For this reason and others, generally speaking, males are not as vulnerable to the profligated beauty myth as females; and yet, they are assimilated into the consumer sex culture in other ways, with other images with their own expectations.
This is how I see it: This sex-world with its images and products is created by ingenious men (and some women) who want our money–a continued stream of our money. I want to raise my son outside of this world. I do not want this world, this commercial fabrication (of women and what sex is supposed to be) to pervert my son’s natural development.
When an old friend of mine in college started the group, Men Against Rape (known by it’s ironic acronym M.A.R.) I was impressed. It’s message: Women’s issues are men’s issues, too.
It’s going to take both men and women to make any social change.
How am I gong to raise my son to be sensitive enough to these false images to reject them without presenting him with too much information too early on?

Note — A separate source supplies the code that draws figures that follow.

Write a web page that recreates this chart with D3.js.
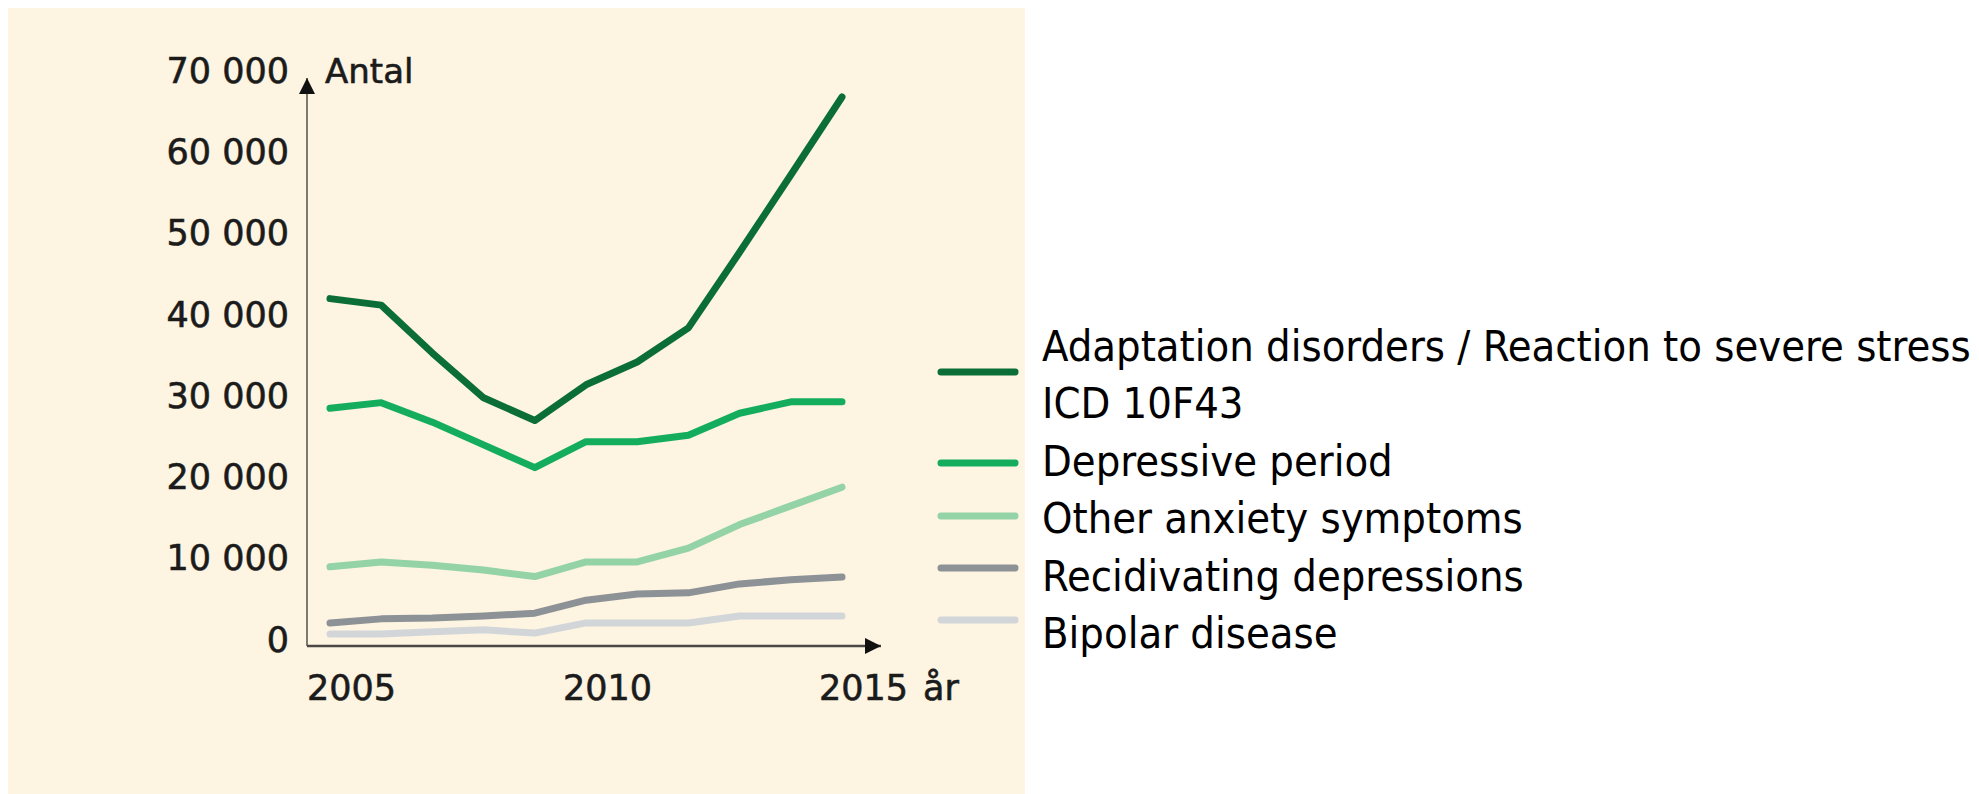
<!DOCTYPE html>
<html>
<head>
<meta charset="utf-8">
<script src="https://cdn.jsdelivr.net/npm/d3@7"></script>
<style>
  body { margin: 0; background: #ffffff; }
</style>
</head>
<body>
<div id="chart"></div>
<script>
// Data (counts per year)
var years = [2005, 2006, 2007, 2008, 2009, 2010, 2011, 2012, 2013, 2014, 2015];
var adaptation = [42000, 41200, 35300, 29800, 27000, 31400, 34200, 38400, 47700, 57200, 66800];
var depressive = [28500, 29200, 26800, 24000, 21200, 24400, 24400, 25200, 27900, 29300, 29300];
var otherAnxiety = [9000, 9600, 9200, 8600, 7800, 9600, 9600, 11300, 14200, 16500, 18800];
var recidivating = [2100, 2600, 2700, 2950, 3300, 4900, 5650, 5800, 6900, 7400, 7750];
var bipolar = [750, 750, 1000, 1250, 850, 2100, 2100, 2100, 2950, 2950, 2950];

var seriesNames = [
  ["Adaptation disorders / Reaction to severe stress", "ICD 10F43"],
  ["Depressive period"],
  ["Other anxiety symptoms"],
  ["Recidivating depressions"],
  ["Bipolar disease"]
];
var seriesColors = ["#0b6e37", "#14ad5e", "#93d3a6", "#8d9296", "#d2d6d9"];
var yTicks = [0, 10000, 20000, 30000, 40000, 50000, 60000, 70000];
var xTicks = [2005, 2010, 2015];

var allSeries = [adaptation, depressive, otherAnxiety, recidivating, bipolar];

// SVG area
var svgWidth = 1979;
var svgHeight = 794;

var svg = d3.select("#chart")
  .append("svg")
  .attr("width", svgWidth)
  .attr("height", svgHeight);

// beige panel behind the chart
svg.append("rect")
  .attr("x", 8)
  .attr("y", 8)
  .attr("width", 1017)
  .attr("height", 800)
  .attr("fill", "#fdf4e2");

// scales
var xScale = d3.scaleLinear().domain([2005, 2015]).range([330, 842]);
var yScale = d3.scaleLinear().domain([0, 70000]).range([640, 71]);

var axisX = 307;           // where the y axis sits
var axisY = yScale(-750);  // where the x axis sits

// arrow heads
var defs = svg.append("defs");
defs.append("marker")
  .attr("id", "arrow")
  .attr("viewBox", "0 0 10 10")
  .attr("refX", 10)
  .attr("refY", 5)
  .attr("markerWidth", 16)
  .attr("markerHeight", 18)
  .attr("markerUnits", "userSpaceOnUse")
  .attr("orient", "auto")
  .append("path")
  .attr("d", "M0,0 L10,5 L0,10 Z")
  .attr("fill", "#111");

// y axis line
svg.append("line")
  .attr("x1", axisX).attr("y1", axisY)
  .attr("x2", axisX).attr("y2", 78)
  .attr("stroke", "#7d7870")
  .attr("stroke-width", 2)
  .attr("marker-end", "url(#arrow)");

// x axis line
svg.append("line")
  .attr("x1", axisX).attr("y1", axisY)
  .attr("x2", 881).attr("y2", axisY)
  .attr("stroke", "#4a4744")
  .attr("stroke-width", 2.5)
  .attr("marker-end", "url(#arrow)");

// shared style for the axis texts
function axisText(sel, size) {
  sel.attr("font-family", "DejaVu Sans, sans-serif")
    .attr("font-size", size)
    .attr("fill", "#1b1b1b")
    .attr("stroke", "#1b1b1b")
    .attr("stroke-width", 0.6);
}

// y tick labels
var leftAxis = d3.axisLeft(yScale)
  .tickValues(yTicks)
  .tickSize(0)
  .tickPadding(18)
  .tickFormat(function(d) { return d === 0 ? "0" : d3.format(",")(d).replace(",", " "); });

var yAxisGroup = svg.append("g")
  .attr("transform", `translate(${axisX}, 0)`)
  .call(leftAxis);
yAxisGroup.select(".domain").remove();
yAxisGroup.selectAll("text").call(axisText, 35);

// x tick labels
var bottomAxis = d3.axisBottom(xScale)
  .tickValues(xTicks)
  .tickSize(0)
  .tickPadding(29)
  .tickFormat(d3.format("d"));

var xAxisGroup = svg.append("g")
  .attr("transform", `translate(0, ${axisY})`)
  .call(bottomAxis);
xAxisGroup.select(".domain").remove();
xAxisGroup.selectAll("text")
  .attr("dx", 21)
  .call(axisText, 35);

// unit labels
svg.append("text")
  .attr("x", 325)
  .attr("y", 83)
  .text("Antal")
  .call(axisText, 34);

svg.append("text")
  .attr("x", 923)
  .attr("y", axisY + 54)
  .text("år")
  .call(axisText, 35);

// lines
var drawLine = d3.line()
  .x(function(d, i) { return xScale(years[i]); })
  .y(function(d) { return yScale(d); });

// draw the light ones first so the darker lines sit on top
svg.append("g")
  .selectAll("path")
  .data(allSeries.map(function(s, i) { return { values: s, color: seriesColors[i] }; }).reverse())
  .enter()
  .append("path")
  .attr("d", function(d) { return drawLine(d.values); })
  .attr("fill", "none")
  .attr("stroke", function(d) { return d.color; })
  .attr("stroke-width", 7)
  .attr("stroke-linecap", "round")
  .attr("stroke-linejoin", "round");

// legend
var legendSwatchY = [372, 463, 516, 568, 620];
var legend = svg.append("g");

legend.selectAll("line")
  .data(seriesColors)
  .enter()
  .append("line")
  .attr("x1", 941)
  .attr("x2", 1015)
  .attr("y1", function(d, i) { return legendSwatchY[i]; })
  .attr("y2", function(d, i) { return legendSwatchY[i]; })
  .attr("stroke", function(d) { return d; })
  .attr("stroke-width", 7)
  .attr("stroke-linecap", "round");

var legendLines = [].concat.apply([], seriesNames);
var legendText = legend.selectAll("text")
  .data(legendLines)
  .enter()
  .append("text")
  .attr("x", 1042)
  .attr("y", function(d, i) { return 361 + i * 57.4; })
  .attr("font-family", "Liberation Sans Narrow, DejaVu Sans Condensed, sans-serif")
  .attr("font-size", 44)
  .attr("fill", "#000")
  .text(function(d) { return d; });

// fit the longest legend line to the width it has in the reference
var longest = legendText.nodes()[0].getComputedTextLength();
var fs = Math.max(32, Math.min(46, 44 * 929 / longest));
legendText.attr("font-size", fs);
</script>
</body>
</html>
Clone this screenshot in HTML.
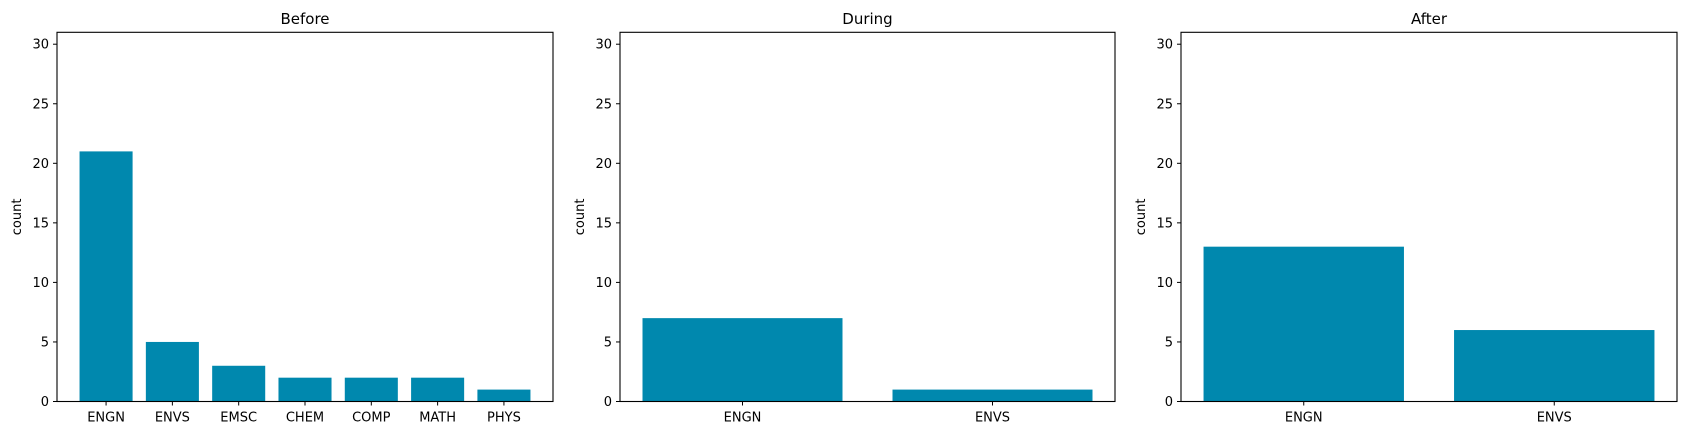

I know these questions will answer themselves as time progresses and opportunities arise. The first thing I can think of is to establish in him healthy interests, healthy realistic world views and a healthy perspective on beauty. And I mean, early on–before they get to him first.
Part 4: Sexy Conclusion
Okay. So Henry’s two months old. He can hardly look at a brightly striped tie without getting overwhelmed. Maybe I’m a little early with my concern–but his eyes get so wide, taking it all in. His eyes do not blink as he leans in to listen, to watch, to absorb like a sponge a universe of information with its infinitude and variety of messages.
Why not start now?
How is now not the best time to start?